- [What you have to do] The listing below begins with the first line you should copy; stop after the line containing "34.2, 17.5, -3];", and drop every picture.

- [Information provided]
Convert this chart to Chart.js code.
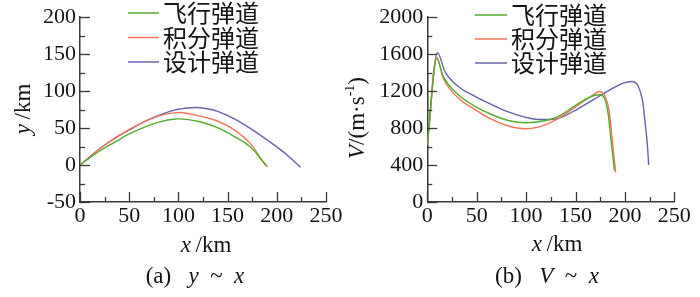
<!DOCTYPE html>
<html>
<head>
<meta charset="utf-8">
<script src="https://cdn.jsdelivr.net/npm/chart.js@4.4.1/dist/chart.umd.min.js"></script>
<style>
  html, body { margin: 0; padding: 0; background: #fff; }
  #fig { position: relative; width: 700px; height: 297px; overflow: hidden; }
  .panel { position: absolute; top: 0; height: 297px; }
  #panelA { left: 0; width: 345px; }
  #panelB { left: 345px; width: 355px; }
</style>
</head>
<body>
<div id="fig">
  <div class="panel" id="panelA"><canvas id="chartA"></canvas></div>
  <div class="panel" id="panelB"><canvas id="chartB"></canvas></div>
</div>
<script>
// series names and colours
const seriesNames = ['飞行弹道', '积分弹道', '设计弹道'];
const seriesColors = ['#55ad2c', '#f37458', '#6464aa'];

// (a) y ~ x   (x in km, y in km)
const flightTrajX = [0, 10, 20, 30, 40, 50, 65, 80, 97, 110, 122, 139, 156, 173, 184.6, 189.5];
const flightTrajY = [0, 10, 19, 27, 34.5, 42, 51, 58, 62.3, 61.5, 58.5, 50.9, 39.2, 24.7, 6.8, -1.5];
const integTrajX  = [0, 10, 20, 30, 40, 50, 65, 80, 95, 105, 122, 139, 156, 173, 184.6, 191];
const integTrajY  = [0, 11, 22, 31.5, 40, 48, 58.5, 66.5, 70.5, 70.8, 66.2, 59.9, 48.2, 29.3, 6.8, -2.5];
const designTrajX = [0, 10, 20, 30, 40, 50, 65, 80, 95, 112, 122, 139, 156, 173, 190, 207, 224];
const designTrajY = [0, 11, 22, 31.5, 40, 47.5, 58.5, 67, 74, 77.5, 77.5, 73, 63, 49.6, 34.2, 17.5, -3];

// (b) V ~ x   (x in km, V in m/s)
const flightVelX = [0, 9.5, 16.2, 31.4, 48.3, 65.2, 82, 98.9, 112.3, 124.2, 134.3, 151.2, 168, 174.8, 179.9, 183.2, 185.6, 188.3, 189.3];
const flightVel  = [620, 1553, 1357, 1161, 1036, 947, 882, 857, 868, 893, 935, 1054, 1150, 1161, 1107, 946, 696, 447, 340];
const integVelX  = [0, 9.5, 16.2, 31.4, 48.3, 65.2, 82, 98.9, 112.3, 124.2, 134.3, 151.2, 168, 174.1, 179.9, 184.2, 186.6, 189, 190.7];
const integVel   = [620, 1565, 1339, 1125, 1000, 893, 822, 793, 811, 857, 915, 1036, 1161, 1196, 1143, 982, 732, 482, 321];
const designVelX = [0, 10.3, 17.9, 31.4, 48.3, 65.2, 82, 98.9, 112.3, 124.2, 134.3, 151.2, 168, 184.9, 198.4, 206.9, 213.6, 218, 220.3, 222.7, 224.1];
const designVel  = [620, 1615, 1411, 1250, 1143, 1054, 975, 918, 893, 893, 911, 1000, 1107, 1214, 1286, 1304, 1250, 1089, 875, 625, 400];

// axis ranges / ticks
const xRange = [0, 250], xMajor = 50, xMinor = 25;
const yRangeA = [-50, 200], yMajorA = 50, yMinorA = 25;
const yRangeB = [0, 2000], yMajorB = 400, yMinorB = 200;

const serif = '"Liberation Serif", "DejaVu Serif", serif';
const cjk = '"Noto Sans CJK SC", sans-serif';
const axisColor = '#3f3733';
const textColor = '#141414';

function toPoints(xs, ys) {
    return xs.map((x, i) => ({ x: x, y: ys[i] }));
}

function makeDatasets(pairs, mode) {
    return pairs.map((p, i) => ({
        label: seriesNames[i],
        data: toPoints(p[0], p[1]),
        borderColor: seriesColors[i],
        borderWidth: 1.4,
        pointRadius: 0,
        fill: false,
        tension: 0.4,
        cubicInterpolationMode: mode
    }));
}

// draw a row of text pieces with mixed styles, centred on x
function drawRuns(ctx, runs, x, y) {
    let w = 0;
    runs.forEach(r => {
        ctx.font = r.font;
        w += ctx.measureText(r.text).width;
    });
    let cx = x - w / 2;
    runs.forEach(r => {
        ctx.font = r.font;
        ctx.fillText(r.text, cx, y + (r.dy || 0));
        cx += ctx.measureText(r.text).width;
    });
}

function run(text, italic, size, dy) {
    return { text: text, font: (italic ? 'italic ' : '') + (size || 23) + 'px ' + serif, dy: dy || 0 };
}

// ticks pointing into the plot, major and minor
const inwardTicks = {
    id: 'inwardTicks',
    afterDraw(chart, args, opts) {
        const ctx = chart.ctx;
        const area = chart.chartArea;
        ctx.save();
        ctx.strokeStyle = axisColor;
        ctx.lineWidth = 1.3;
        ['x', 'y'].forEach(id => {
            const s = chart.scales[id];
            const o = opts[id];
            for (let v = s.min; v <= s.max + 1e-6; v += o.minor) {
                const isMajor = Math.abs(v / o.major - Math.round(v / o.major)) < 1e-6;
                const len = isMajor ? 10 : 5;
                const p = Math.round(s.getPixelForValue(v)) + 0.5;
                ctx.beginPath();
                if (id === 'x') {
                    ctx.moveTo(p, area.bottom);
                    ctx.lineTo(p, area.bottom - len);
                } else {
                    ctx.moveTo(area.left, p);
                    ctx.lineTo(area.left + len, p);
                }
                ctx.stroke();
            }
        });
        ctx.restore();
    }
};

// legend, axis titles and caption
const figureText = {
    id: 'figureText',
    afterDraw(chart, args, o) {
        const ctx = chart.ctx;
        ctx.save();
        ctx.textBaseline = 'middle';
        ctx.textAlign = 'left';
        chart.data.datasets.forEach((ds, i) => {
            const y = o.legendY + i * o.legendDy;
            ctx.strokeStyle = ds.borderColor;
            ctx.lineWidth = 1.5;
            ctx.beginPath();
            ctx.moveTo(o.legendX, y);
            ctx.lineTo(o.legendX + o.legendLen, y);
            ctx.stroke();
            ctx.fillStyle = textColor;
            ctx.font = '24px ' + cjk;
            ctx.fillText(ds.label, o.legendX + o.legendLen + 4, y);
        });
        ctx.fillStyle = textColor;
        drawRuns(ctx, o.xTitle, o.xTitleX, o.xTitleY);
        drawRuns(ctx, o.caption, o.captionX, o.captionY);
        ctx.translate(o.yTitleX, o.yTitleY);
        ctx.rotate(-Math.PI / 2);
        drawRuns(ctx, o.yTitle, 0, 0);
        ctx.restore();
    }
};

function makeChart(canvasId, datasets, yRange, yMajor, yMinor, yWidth, pad, text) {
    return new Chart(document.getElementById(canvasId), {
        type: 'line',
        data: { datasets: datasets },
        plugins: [inwardTicks, figureText],
        options: {
            responsive: true,
            maintainAspectRatio: false,
            animation: false,
            layout: { padding: pad },
            plugins: {
                legend: { display: false },
                tooltip: { enabled: false },
                inwardTicks: {
                    x: { major: xMajor, minor: xMinor },
                    y: { major: yMajor, minor: yMinor }
                },
                figureText: text
            },
            scales: {
                x: {
                    type: 'linear',
                    min: xRange[0],
                    max: xRange[1],
                    grid: { display: false, drawTicks: false },
                    border: { display: true, color: axisColor, width: 1.5 },
                    ticks: {
                        stepSize: xMajor,
                        color: textColor,
                        font: { family: serif, size: 22 },
                        padding: 1,
                        maxRotation: 0,
                        autoSkip: false,
                        callback: v => String(v)
                    },
                    afterFit: s => { s.height = 95; }
                },
                y: {
                    type: 'linear',
                    min: yRange[0],
                    max: yRange[1],
                    grid: { display: false, drawTicks: false },
                    border: { display: true, color: axisColor, width: 1.5 },
                    ticks: {
                        stepSize: yMajor,
                        color: textColor,
                        font: { family: serif, size: 22 },
                        padding: 4,
                        autoSkip: false,
                        callback: v => String(v)
                    },
                    afterFit: s => { s.width = yWidth; }
                }
            }
        }
    });
}

makeChart('chartA',
    makeDatasets([[flightTrajX, flightTrajY], [integTrajX, integTrajY], [designTrajX, designTrajY]], 'default'),
    yRangeA, yMajorA, yMinorA, 80,
    { top: 17, right: 19, bottom: 0, left: 0 },
    {
        legendX: 128, legendY: 13, legendDy: 24.5, legendLen: 31,
        xTitle: [run('x', true), run('\u2009/km')], xTitleX: 206, xTitleY: 246,
        yTitle: [run('y', true), run('\u2009/km')], yTitleX: 24, yTitleY: 109,
        caption: [run('(a)   '), run('y', true), run('  ~  '), run('x', true)], captionX: 195, captionY: 277
    });

makeChart('chartB',
    makeDatasets([[flightVelX, flightVel], [integVelX, integVel], [designVelX, designVel]], 'monotone'),
    yRangeB, yMajorB, yMinorB, 82.3,
    { top: 15, right: 25.7, bottom: 0, left: 0 },
    {
        legendX: 130, legendY: 15, legendDy: 24, legendLen: 32,
        xTitle: [run('x', true), run('\u2009/km')], xTitleX: 212, xTitleY: 245,
        yTitle: [run('V', true), run('/(m·s'), run('-1', false, 14, -8), run(')')], yTitleX: 13, yTitleY: 118,
        caption: [run('(b)   '), run('V', true), run('  ~  '), run('x', true)], captionX: 202, captionY: 277
    });
</script>
</body>
</html>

- [Response to this task]
Convert this chart to Chart.js code.
<!DOCTYPE html>
<html>
<head>
<meta charset="utf-8">
<script src="https://cdn.jsdelivr.net/npm/chart.js@4.4.1/dist/chart.umd.min.js"></script>
<style>
  html, body { margin: 0; padding: 0; background: #fff; }
  #fig { position: relative; width: 700px; height: 297px; overflow: hidden; }
  .panel { position: absolute; top: 0; height: 297px; }
  #panelA { left: 0; width: 345px; }
  #panelB { left: 345px; width: 355px; }
</style>
</head>
<body>
<div id="fig">
  <div class="panel" id="panelA"><canvas id="chartA"></canvas></div>
  <div class="panel" id="panelB"><canvas id="chartB"></canvas></div>
</div>
<script>
// series names and colours
const seriesNames = ['飞行弹道', '积分弹道', '设计弹道'];
const seriesColors = ['#55ad2c', '#f37458', '#6464aa'];

// (a) y ~ x   (x in km, y in km)
const flightTrajX = [0, 10, 20, 30, 40, 50, 65, 80, 97, 110, 122, 139, 156, 173, 184.6, 189.5];
const flightTrajY = [0, 10, 19, 27, 34.5, 42, 51, 58, 62.3, 61.5, 58.5, 50.9, 39.2, 24.7, 6.8, -1.5];
const integTrajX  = [0, 10, 20, 30, 40, 50, 65, 80, 95, 105, 122, 139, 156, 173, 184.6, 191];
const integTrajY  = [0, 11, 22, 31.5, 40, 48, 58.5, 66.5, 70.5, 70.8, 66.2, 59.9, 48.2, 29.3, 6.8, -2.5];
const designTrajX = [0, 10, 20, 30, 40, 50, 65, 80, 95, 112, 122, 139, 156, 173, 190, 207, 224];
const designTrajY = [0, 11, 22, 31.5, 40, 47.5, 58.5, 67, 74, 77.5, 77.5, 73, 63, 49.6, 34.2, 17.5, -3];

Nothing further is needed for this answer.